Uncle Tom graciously showed us the sights
As we mixed with the masses - aged to tikes.
Viewing pictures, hearing stories - not near the same
As strolling the campus of ol' Notre Dame.
This attempt at poetry is an answer to friend Trish Murphy who has, for several weeks, written emails to Lance in rhyme. They have been funny and educational - entertaining as we read them to Lance. In the poem I called her Murph; the week past brought memories of another with that nickname. My friend Mike "Murph" Murphy died unexpectedly after suffering an aneuryism. He was a friend to many and I count myself lucky to be one of those. He and I were competitors in high school sports days - then teammates in college intramurals. Then we umpired baseball games as one of our part-time jobs; that gave us lots of visit time as we drove from Morehead to area high schools on those spring afternoons. Many of us found it hard to say good-bye to Murph this week; our sympathy is extended to his family.
Many friendships from the past have been recalled and rekindled over the past 77 days since Lance was injured. The opportunity to become better acquainted with his wonderful friends has been a blessing. I realized that his first 24 years have been very busy but I also learned more about loyal relationships with intelligent and compassionate people. One night back in Lexington, after watching a parade of young people visit, I said, "These 20 and 30-somethings are refreshing as they demonstrate their love so transparently; this world will be better off when they are in charge."
The friends I have enjoyed over the years all come together in a beautiful collage, at a time like this Comrads band together to pull their sinking friend from whatever difficulty into which he/she has stumbled. During these past 11 weeks you have reached out to me - I thank you from the bottom of my heart. You really don't have to say anything; often I cannot get a word out through the emotion and I hope that's ok. Words are not necessary to communicate with those you love. You miss them and you yearn to hear them again, but there is a love language that emanates from the eyes. As I look into Lance's eyes today it's like looking into his soul as his mind works and his lips and tongue reposition attempting to communicate - attempting to achieve what used to be so easy - what we often take for granted.

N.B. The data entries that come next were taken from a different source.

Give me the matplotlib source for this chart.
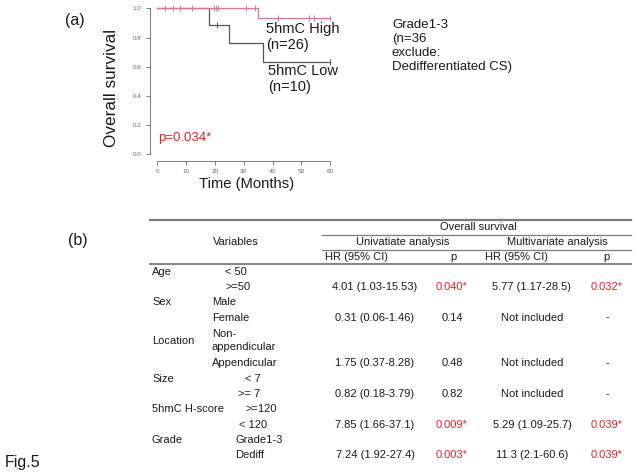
import matplotlib.pyplot as plt

plt.rcParams["font.family"] = ["Liberation Sans", "DejaVu Sans"]

# Kaplan-Meier data
high_times = [0, 34.9, 60]
high_surv = [1.0, 0.935, 0.935]
high_censor_t = [2.7, 5.6, 7.9, 11.9, 19.7, 20.4, 21.0, 30.8, 33.9, 42.0, 52.7, 54.2, 60]
high_censor_s = [1.0, 1.0, 1.0, 1.0, 1.0, 1.0, 1.0, 1.0, 1.0, 0.935, 0.935, 0.935, 0.935]

low_times = [0, 17.9, 25.0, 36.8, 60]
low_surv = [1.0, 0.889, 0.762, 0.635, 0.635]
low_censor_t = [20.6, 60]
low_censor_s = [0.889, 0.635]

x_ticks = [0, 10, 20, 30, 40, 50, 60]
y_ticks = [0.0, 0.2, 0.4, 0.6, 0.8, 1.0]

# table data
variables = ["Age", "Sex", "Location", "Size", "5hmC H-score", "Grade"]
levels = ["< 50", ">=50", "Male", "Female", "Non-\nappendicular", "Appendicular",
          "< 7", ">= 7", ">=120", "< 120", "Grade1-3", "Dediff"]
uni_hr = ["", "4.01 (1.03-15.53)", "", "0.31 (0.06-1.46)", "", "1.75 (0.37-8.28)",
          "", "0.82 (0.18-3.79)", "", "7.85 (1.66-37.1)", "", "7.24 (1.92-27.4)"]
uni_p = ["", "0.040*", "", "0.14", "", "0.48", "", "0.82", "", "0.009*", "", "0.003*"]
multi_hr = ["", "5.77 (1.17-28.5)", "", "Not included", "", "Not included",
            "", "Not included", "", "5.29 (1.09-25.7)", "", "11.3 (2.1-60.6)"]
multi_p = ["", "0.032*", "", "-", "", "-", "", "-", "", "0.039*", "", "0.039*"]

W, H = 637, 476
PINK = "#d9788a"
GRAY = "#555555"
TXT = "#1a1a1a"
RED = "#e8202a"
RULE = "#7a7a7a"

fig = plt.figure(figsize=(W / 100, H / 100), dpi=100)


def px_axes(x0, y0, x1, y1):
    return fig.add_axes([x0 / W, 1 - y1 / H, (x1 - x0) / W, (y1 - y0) / H])


# ---- (a) KM plot
ax = px_axes(150, 5.4, 336, 161)
ax.set_xlim(-2.5, 62)
ax.set_ylim(-0.046, 1.02)
ax.step(low_times, low_surv, where="post", color=GRAY, lw=0.9)
ax.plot(low_censor_t, low_censor_s, "|", color=GRAY, ms=5, mew=0.7)
ax.step(high_times, high_surv, where="post", color=PINK, lw=0.9)
ax.plot(high_censor_t, high_censor_s, "|", color=PINK, ms=5, mew=0.7)

for side in ["top", "right"]:
    ax.spines[side].set_visible(False)
ax.spines["left"].set_bounds(0, 1)
ax.spines["bottom"].set_bounds(0, 60)
for side in ["left", "bottom"]:
    ax.spines[side].set_color("#666666")
    ax.spines[side].set_linewidth(0.6)
ax.set_xticks(x_ticks)
ax.set_yticks(y_ticks)
ax.set_yticklabels([f"{v:.1f}" for v in y_ticks])
ax.tick_params(labelsize=4.5, labelcolor="#666666", color="#666666",
               length=3, width=0.6, pad=3)
ax.patch.set_visible(False)

# overlay in pixel coords
ov = fig.add_axes([0, 0, 1, 1])
ov.set_xlim(0, W)
ov.set_ylim(H, 0)
ov.axis("off")
ov.patch.set_visible(False)

ov.text(65, 20, "(a)", fontsize=11.5, color=TXT, va="center")
ov.text(111, 88, "Overall survival", fontsize=12.3, color=TXT,
        rotation=90, ha="center", va="center")
ov.text(247, 184, "Time (Months)", fontsize=10.6, color=TXT,
        ha="center", va="center")
ov.text(158, 138, "p=0.034*", fontsize=9.5, color=RED, va="center")
ov.text(266, 37, "5hmC High\n(n=26)", fontsize=10.5, color=TXT, va="center",
        linespacing=1.15)
ov.text(268, 79, "5hmC Low\n(n=10)", fontsize=10.5, color=TXT, va="center",
        linespacing=1.15)
ov.text(392, 46, "Grade1-3\n(n=36\nexclude:\nDedifferentiated CS)", fontsize=9.5,
        color=TXT, va="center", linespacing=1.2)

# ---- (b) table
ov.text(68, 241, "(b)", fontsize=11.5, color=TXT, va="center")
ov.text(5, 463, "Fig.5", fontsize=11.5, color=TXT, va="center")

fs = 8
ov.plot([150, 631], [220, 220], color=RULE, lw=1.6)
ov.plot([322, 631], [234.5, 234.5], color=RULE, lw=0.9)
ov.plot([322, 631], [249.5, 249.5], color=RULE, lw=0.9)
ov.plot([150, 631], [263.5, 263.5], color=RULE, lw=1.3)

ov.text(478, 227, "Overall survival", fontsize=fs, color=TXT, ha="center", va="center")
ov.text(403, 242, "Univatiate analysis", fontsize=fs, color=TXT, ha="center", va="center")
ov.text(557, 242, "Multivariate analysis", fontsize=fs, color=TXT, ha="center", va="center")
ov.text(236, 242, "Variables", fontsize=fs, color=TXT, ha="center", va="center")
ov.text(325, 256.5, "HR (95% CI)", fontsize=fs, color=TXT, va="center")
ov.text(453, 256.5, "p", fontsize=fs, color=TXT, ha="center", va="center")
ov.text(485, 256.5, "HR (95% CI)", fontsize=fs, color=TXT, va="center")
ov.text(606, 256.5, "p", fontsize=fs, color=TXT, ha="center", va="center")

row_h = 15.3
row_units = [1, 1, 1, 1, 2, 1, 1, 1, 1, 1, 1, 1]
level_x = [225, 225, 212, 212, 212, 212, 245, 238, 245, 239, 235, 235]
y = 263.5
centers = []
for u in row_units:
    centers.append(y + u * row_h / 2 + 0.5)
    y += u * row_h

for i, c in enumerate(centers):
    if i % 2 == 0:
        ov.text(152, c, variables[i // 2], fontsize=fs, color=TXT, va="center")
    ov.text(level_x[i], c, levels[i], fontsize=fs, color=TXT, va="center",
            linespacing=1.4)
    ov.text(375, c, uni_hr[i], fontsize=fs, color=TXT, ha="center", va="center")
    ov.text(452, c, uni_p[i], fontsize=fs, ha="center", va="center",
            color=RED if "*" in uni_p[i] else TXT)
    ov.text(532, c, multi_hr[i], fontsize=fs, color=TXT, ha="center", va="center")
    ov.text(607, c, multi_p[i], fontsize=fs, ha="center", va="center",
            color=RED if "*" in multi_p[i] else TXT)

fig.savefig("out.png", dpi=100)
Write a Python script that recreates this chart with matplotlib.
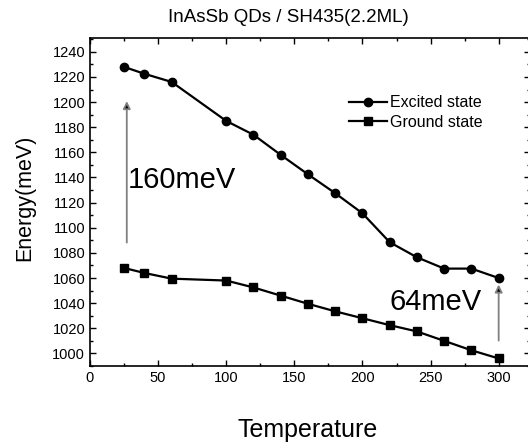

One of Lance's friends, who has been a friend to many including Papaw John and Granny Betty, is Charlie Stapleton. His frequent mailings are easy to distinguish, even though there is no return address, as Live the Lion is neatly scribed on each envelope. One mailing included a picture from the Lewis County Herald of Brock and Chelcee wearing Dance for Lance medium t-shirts and extra large smiles. Charlie expressed how he values a smile; not only is it a treasure but I thought, another quiet way of communication.
As Lance's week comes to a close and as the days count down before he returns to Kentucky, we celebrate what has happened. He looks so strong, so healthy, as we returned on Friday. Jill left Saturday morning after spending time with him and in training this week; there is much for all to learn. Gena and I arrived Friday afternoon and was able to watch afternoon therapy sessions. One noteworthy event of Friday was Lance's third bicycle ride of the week. Even the therapists were excited that he rode 7 miles in 35 minutes on this ride. We are excited and hopeful that exercise bicycling will continue after he gets home; it sounds like that opportunity will happen thanks to the kindness of a friend. Today he had a physical and speech therapy session - more than usual for Saturday. We are so grateful for the wonderful care and friendliness of the folks here at the Sheherd Center. It sure has made being away from home - feel like home. We had hoped Lance could go outside today but the wind with temps in the 40's changed our minds. We watched Uof L beat the Orangemen and that was good medicine; then we watched the second half of UK/Vandy and that was a bitter pill to swallow.
Winning or losing, friends are we. And precious are each one.